I seemed to have failed at my first smoke. I did almonds on the OBS. 

Here is what I did
Soaked almonds in salt water for 24 hours
Let them air dry over night
Got smoker heated up to 200 degrees
Used hickory Bradley Bisquettes and smoked for 4 hours, vent wide open... Didn't taste smokey at all so I closed the vent almost shut and smoked for 1 more hour....... I can't say I  taste a smokey taste at all

What did I do wrong??


----------



## mr t 59874 (Jul 31, 2013)

The nuts being dry will take on very little smoke.  Try a heavier smoke, but don't over do it.  You can also mist with your salt water and they will take on more smoke or you could put a sugar type coating on them then smoke.  Keep good notes and don't give up.  Try re-smoking part of what you have done and let us know the outcome.  After smoking, place in an airtight container and let rest for a day or two.

Tom


----------



## smokeisshowing (Jul 31, 2013)

Ok I'll try that.

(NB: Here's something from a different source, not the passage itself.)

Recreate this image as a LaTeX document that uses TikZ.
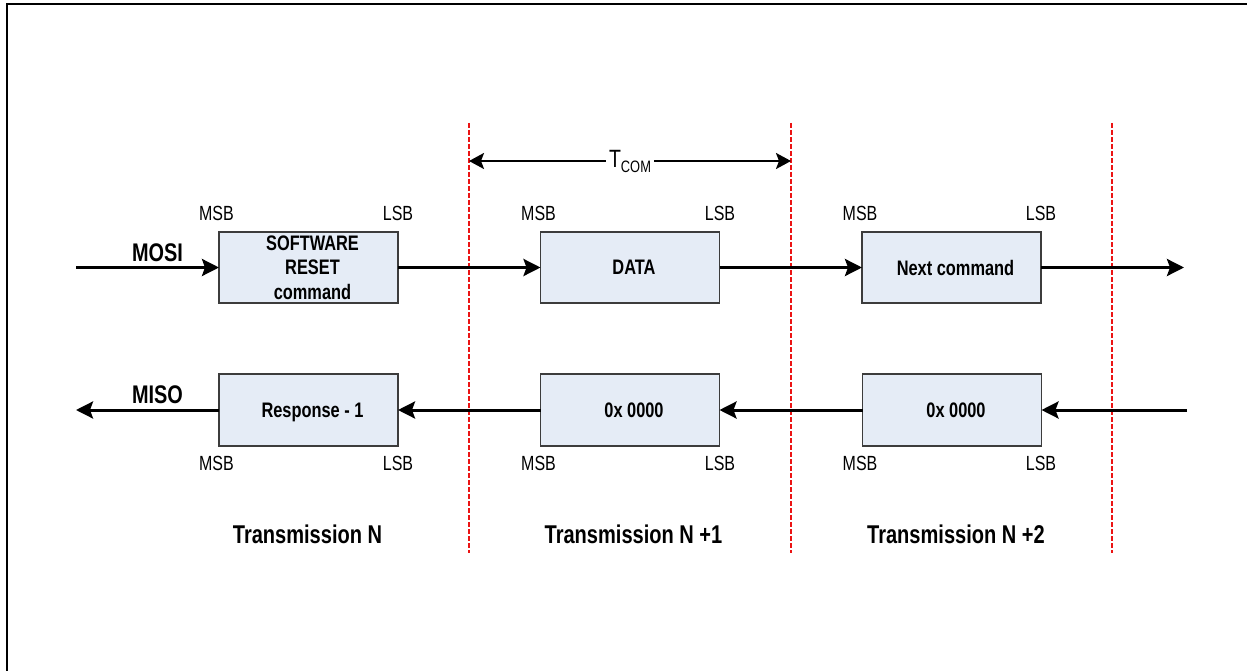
\documentclass[tikz,border=0pt]{standalone}
\usepackage{fontspec}
\setmainfont{Liberation Sans}[FakeStretch=0.78]
\usetikzlibrary{arrows.meta}
\definecolor{boxfill}{RGB}{229,236,246}
\definecolor{sepred}{RGB}{235,20,20}
\definecolor{boxline}{RGB}{60,60,60}
\newcommand{\myfs}[2]{\fontsize{#1}{#2}\selectfont}
\newcommand{\bx}[1]{\hspace*{8pt}#1}
\begin{document}
\begin{tikzpicture}[x=1pt,y=-1pt,
  blk/.style={draw=boxline, line width=1.3pt, fill=boxfill, minimum width=179pt,
    minimum height=71pt, inner sep=0pt, outer sep=0pt, align=center,
    font=\bfseries\myfs{21}{24.5}, text depth=0pt},
  bit/.style={font=\myfs{20.5}{21}, inner sep=0pt, anchor=base},
  sig/.style={line width=3pt, -{Stealth[length=17pt,width=17pt,inset=3pt]}},
  dim/.style={line width=2pt, {Stealth[length=15pt,width=16pt,inset=3pt]}-{Stealth[length=15pt,width=16pt,inset=3pt]}},
  sepline/.style={sepred, line width=1.5pt, dash pattern=on 5pt off 2pt},
  lbl/.style={font=\bfseries\myfs{25.7}{27}, inner sep=0pt, anchor=base},
  sig name/.style={font=\bfseries\myfs{25.5}{27}, inner sep=0pt, anchor=base}
]
\useasboundingbox (0,0) rectangle (1247,671);
\fill[white] (0,0) rectangle (1247,671);
% frame
\draw[line width=2pt] (6.7,671) -- (6.7,4.3) -- (1247,4.3);

% separators
\coordinate (s1t) at (469,123); \coordinate (s1b) at (469,553);
\coordinate (s2t) at (791,123); \coordinate (s2b) at (791,553);
\coordinate (s3t) at (1112,123); \coordinate (s3b) at (1112,553);
\draw[sepline] (s1t) -- (s1b);
\draw[sepline] (s2t) -- (s2b);
\draw[sepline] (s3t) -- (s3b);

% boxes
\node[blk] (b1) at (308.5,267.5) {\bx{SOFTWARE}\\\bx{RESET}\\\bx{command}};
\node[blk] (b2) at (630,267.5) {\bx{DATA}};
\node[blk] (b3) at (951.5,267.5) {\bx{Next command}};
\node[blk, minimum height=72pt] (b4) at (308.5,410) {\bx{Response - 1}};
\node[blk, minimum height=72pt] (b5) at (630,410) {\bx{0x 0000}};
\node[blk, minimum height=72pt] (b6) at (952,410) {\bx{0x 0000}};

% MSB/LSB labels
\node[bit] (m1) at (216.5,220) {MSB};
\node[bit] (l1) at (398,220) {LSB};
\node[bit] (m2) at (538.5,220) {MSB};
\node[bit] (l2) at (720,220) {LSB};
\node[bit] (m3) at (860,220) {MSB};
\node[bit] (l3) at (1041,220) {LSB};
\node[bit] (m4) at (216.5,470) {MSB};
\node[bit] (l4) at (398,470) {LSB};
\node[bit] (m5) at (538.5,470) {MSB};
\node[bit] (l5) at (720,470) {LSB};
\node[bit] (m6) at (860,470) {MSB};
\node[bit] (l6) at (1041,470) {LSB};

% signal names
\node[sig name] (mosi) at (157.5,261) {MOSI};
\node[sig name] (miso) at (157.5,403) {MISO};

% MOSI chain
\coordinate (mosiS) at (76,267.5);
\coordinate (mosiE) at (1184,267.5);
\draw[sig] (mosiS) -- (b1.west);
\draw[sig] (b1.east) -- (b2.west);
\draw[sig] (b2.east) -- (b3.west);
\draw[sig] (b3.east) -- (mosiE);

% MISO chain
\coordinate (misoS) at (1187,410);
\coordinate (misoE) at (76,410);
\draw[sig] (misoS) -- (b6.east);
\draw[sig] (b6.west) -- (b5.east);
\draw[sig] (b5.west) -- (b4.east);
\draw[sig] (b4.west) -- (misoE);

% T_COM
\coordinate (tA) at (469,161);
\coordinate (tB) at (791,161);
\draw[dim] (tA) -- node[fill=white, inner xsep=3pt, inner ysep=2pt, font=\myfs{25}{25}] (tcom) {T\raisebox{-5pt}{\myfs{16.5}{16.5}COM}} (tB);

% transmission labels
\node[lbl] (t0) at (307.5,543) {Transmission N};
\node[lbl] (t1) at (633.5,543) {Transmission N +1};
\node[lbl] (t2) at (956,543) {Transmission N +2};
\end{tikzpicture}
\end{document}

Instead of letting them dry overnight could I soak them for 24 hrs then pop the in the smoker to cook?


----------



## mr t 59874 (Jul 31, 2013)

Smokeisshowing said:


> Ok I'll try that. Instead of letting them dry overnight could I soak them for 24 hrs then pop the in the smoker to cook?


Yes you can try that.  Are you just looking for salty smoked almonds?  If so, stir them in melted butter, drain and coat with canning salt and smoke.  You don't need to cook them as they should be pre-roasted.

Tom


----------



## dirtsailor2003 (Jul 31, 2013)

Some really super tasty almonds can be made using this recipe:

http://www.smokingmeatforums.com/a/smoked-nuts-by-scarbelly


----------



## smokeisshowing (Jul 31, 2013)

Great thanks


----------